Last week, we featured an innovative participatory approach that uses technology to record land rights in Tanzania. This week, we have an example of an innovative participatory project design from Kenya.
In 2010, Kenya’s Constitution gave women new legal rights to own property. The Constitution also looked to traditional local leaders, such as elders and traditional authorities, to play a more formal role in dispute resolution. The Enhancing Customary Justice Systems in the Mau Forest, also known as the Kenya Justice project (KJP), brings these two threads together by teaching women, men, and children about the Constitution, women’s rights to property, and the role elders play in upholding these rights.

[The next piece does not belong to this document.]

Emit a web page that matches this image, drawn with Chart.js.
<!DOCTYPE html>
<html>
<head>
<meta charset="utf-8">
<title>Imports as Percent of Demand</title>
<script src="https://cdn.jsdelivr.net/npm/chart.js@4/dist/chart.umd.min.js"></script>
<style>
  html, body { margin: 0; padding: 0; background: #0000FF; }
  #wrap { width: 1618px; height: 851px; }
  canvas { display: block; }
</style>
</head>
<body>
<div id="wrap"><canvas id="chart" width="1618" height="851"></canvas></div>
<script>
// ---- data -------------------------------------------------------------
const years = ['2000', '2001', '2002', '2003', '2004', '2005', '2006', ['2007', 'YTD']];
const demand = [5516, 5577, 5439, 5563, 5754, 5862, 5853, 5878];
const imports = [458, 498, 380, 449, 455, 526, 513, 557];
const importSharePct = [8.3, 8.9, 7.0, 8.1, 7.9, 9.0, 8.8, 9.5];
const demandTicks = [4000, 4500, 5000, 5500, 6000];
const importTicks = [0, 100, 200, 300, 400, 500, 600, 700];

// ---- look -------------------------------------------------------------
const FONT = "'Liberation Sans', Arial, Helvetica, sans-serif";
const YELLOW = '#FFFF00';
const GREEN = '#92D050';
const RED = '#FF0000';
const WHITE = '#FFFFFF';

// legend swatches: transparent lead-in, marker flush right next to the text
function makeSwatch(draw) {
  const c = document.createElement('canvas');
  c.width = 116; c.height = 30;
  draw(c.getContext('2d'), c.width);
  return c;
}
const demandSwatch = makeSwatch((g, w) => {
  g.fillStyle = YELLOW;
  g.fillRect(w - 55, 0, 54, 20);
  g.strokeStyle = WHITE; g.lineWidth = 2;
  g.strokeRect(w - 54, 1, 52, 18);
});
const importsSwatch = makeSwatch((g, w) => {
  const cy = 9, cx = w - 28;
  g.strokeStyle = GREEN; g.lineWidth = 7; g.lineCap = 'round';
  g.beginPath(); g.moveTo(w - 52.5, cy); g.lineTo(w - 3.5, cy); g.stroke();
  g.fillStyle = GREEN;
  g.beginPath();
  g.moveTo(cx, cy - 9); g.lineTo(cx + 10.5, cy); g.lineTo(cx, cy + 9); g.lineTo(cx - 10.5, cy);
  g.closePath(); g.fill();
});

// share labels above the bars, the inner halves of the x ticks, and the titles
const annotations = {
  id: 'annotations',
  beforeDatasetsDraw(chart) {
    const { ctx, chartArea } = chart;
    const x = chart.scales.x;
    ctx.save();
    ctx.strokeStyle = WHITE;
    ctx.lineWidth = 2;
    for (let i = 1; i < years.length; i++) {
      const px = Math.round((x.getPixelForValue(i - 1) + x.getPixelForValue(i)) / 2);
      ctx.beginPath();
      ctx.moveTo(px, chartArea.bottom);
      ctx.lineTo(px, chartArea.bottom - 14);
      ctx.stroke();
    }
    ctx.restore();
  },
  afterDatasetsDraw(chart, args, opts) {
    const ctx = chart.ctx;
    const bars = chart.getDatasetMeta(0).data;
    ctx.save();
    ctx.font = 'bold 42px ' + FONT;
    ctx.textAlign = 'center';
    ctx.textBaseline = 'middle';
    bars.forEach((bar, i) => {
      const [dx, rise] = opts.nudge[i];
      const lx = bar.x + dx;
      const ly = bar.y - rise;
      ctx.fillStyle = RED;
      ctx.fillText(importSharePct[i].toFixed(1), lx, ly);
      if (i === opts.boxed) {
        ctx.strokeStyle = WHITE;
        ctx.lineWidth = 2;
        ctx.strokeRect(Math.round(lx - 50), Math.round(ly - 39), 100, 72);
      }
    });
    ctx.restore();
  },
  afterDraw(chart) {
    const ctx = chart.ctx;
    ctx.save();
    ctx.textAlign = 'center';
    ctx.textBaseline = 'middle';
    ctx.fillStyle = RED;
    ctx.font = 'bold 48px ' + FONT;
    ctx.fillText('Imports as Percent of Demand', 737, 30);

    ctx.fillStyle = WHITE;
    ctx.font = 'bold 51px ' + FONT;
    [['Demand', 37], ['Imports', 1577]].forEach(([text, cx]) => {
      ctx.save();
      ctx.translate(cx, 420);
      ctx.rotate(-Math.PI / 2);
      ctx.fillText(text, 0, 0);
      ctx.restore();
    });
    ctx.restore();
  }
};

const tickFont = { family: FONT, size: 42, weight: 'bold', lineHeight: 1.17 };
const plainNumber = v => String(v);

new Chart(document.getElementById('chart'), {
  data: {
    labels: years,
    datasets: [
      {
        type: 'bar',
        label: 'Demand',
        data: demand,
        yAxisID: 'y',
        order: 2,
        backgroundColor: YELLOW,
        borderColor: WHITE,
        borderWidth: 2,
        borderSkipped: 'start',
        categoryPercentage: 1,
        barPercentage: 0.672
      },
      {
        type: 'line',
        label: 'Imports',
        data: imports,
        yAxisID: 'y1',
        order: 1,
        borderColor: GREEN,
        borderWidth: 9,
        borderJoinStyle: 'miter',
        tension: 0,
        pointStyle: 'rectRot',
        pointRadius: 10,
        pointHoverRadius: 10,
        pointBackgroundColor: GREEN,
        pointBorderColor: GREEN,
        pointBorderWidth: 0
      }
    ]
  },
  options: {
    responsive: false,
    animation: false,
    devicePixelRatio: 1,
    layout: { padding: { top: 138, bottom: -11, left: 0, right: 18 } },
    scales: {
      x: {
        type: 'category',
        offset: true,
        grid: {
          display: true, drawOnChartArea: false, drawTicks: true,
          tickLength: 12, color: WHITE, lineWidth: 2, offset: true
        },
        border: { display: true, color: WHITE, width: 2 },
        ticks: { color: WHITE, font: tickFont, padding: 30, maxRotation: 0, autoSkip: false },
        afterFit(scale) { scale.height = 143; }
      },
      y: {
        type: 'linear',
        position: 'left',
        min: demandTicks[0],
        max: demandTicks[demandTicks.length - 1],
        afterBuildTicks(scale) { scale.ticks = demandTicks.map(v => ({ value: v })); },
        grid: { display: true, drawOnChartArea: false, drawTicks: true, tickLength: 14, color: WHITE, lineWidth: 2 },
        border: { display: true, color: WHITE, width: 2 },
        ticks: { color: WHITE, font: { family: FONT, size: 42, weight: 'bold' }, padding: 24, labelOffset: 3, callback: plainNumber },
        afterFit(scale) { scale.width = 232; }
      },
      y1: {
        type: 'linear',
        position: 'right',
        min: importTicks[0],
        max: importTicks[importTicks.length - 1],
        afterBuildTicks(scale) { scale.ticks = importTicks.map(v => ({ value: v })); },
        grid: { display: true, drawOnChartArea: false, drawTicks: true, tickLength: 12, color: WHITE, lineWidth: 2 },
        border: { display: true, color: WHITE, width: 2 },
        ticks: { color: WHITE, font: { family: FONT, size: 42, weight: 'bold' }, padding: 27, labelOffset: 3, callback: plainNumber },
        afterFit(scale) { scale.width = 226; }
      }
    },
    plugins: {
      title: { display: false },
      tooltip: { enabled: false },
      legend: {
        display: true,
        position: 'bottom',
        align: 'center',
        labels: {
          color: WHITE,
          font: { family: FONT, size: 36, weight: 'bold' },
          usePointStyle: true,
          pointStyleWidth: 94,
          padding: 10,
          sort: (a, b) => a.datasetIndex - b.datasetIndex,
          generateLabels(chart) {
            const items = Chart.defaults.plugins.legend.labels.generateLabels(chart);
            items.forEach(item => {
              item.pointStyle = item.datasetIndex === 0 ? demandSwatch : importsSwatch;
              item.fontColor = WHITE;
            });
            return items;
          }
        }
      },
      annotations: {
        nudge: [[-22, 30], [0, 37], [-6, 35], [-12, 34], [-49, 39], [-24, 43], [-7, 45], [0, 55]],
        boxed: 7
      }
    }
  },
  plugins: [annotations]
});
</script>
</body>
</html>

The project piloted a new approach for improving women’s access to justice, particularly related to women’s land rights, by concentrating on teaching male elders the importance of women’s access to justice and women’s land rights. This participatory approach was adapted with an aim to increase sensitivity to, and respect for, women’s land rights through traditional justice systems – such as dispute resolution systems governed by village elders. The project delivered legal literacy trainings to – and facilitated dialogues with – chiefs, elders, women, and youth. An impact evaluation found that the pilot led to increased legal awareness, particularly women’s legal knowledge and men’s knowledge of women’s rights, as well as women’s familiarity with the local justice system and alternative dispute resolution. Further, the project led to an increase in women’s confidence in both the fairness and outcomes of the local justice system, respect for women’s rights by men in the community, an increase in women’s access to land, and most notably, the election of several women to elder positions, for the first time in the Maasai and Kalenjin communities.
Following the inital success, additional funding was allocated in 2014 to produce an implementation guide to make the model replicable across Kenya. The improvement in women’s access to justice and land rights seen in the pilot community of Ol Pusimoru could be spread throughout Kenya through the broader implementation of the project model.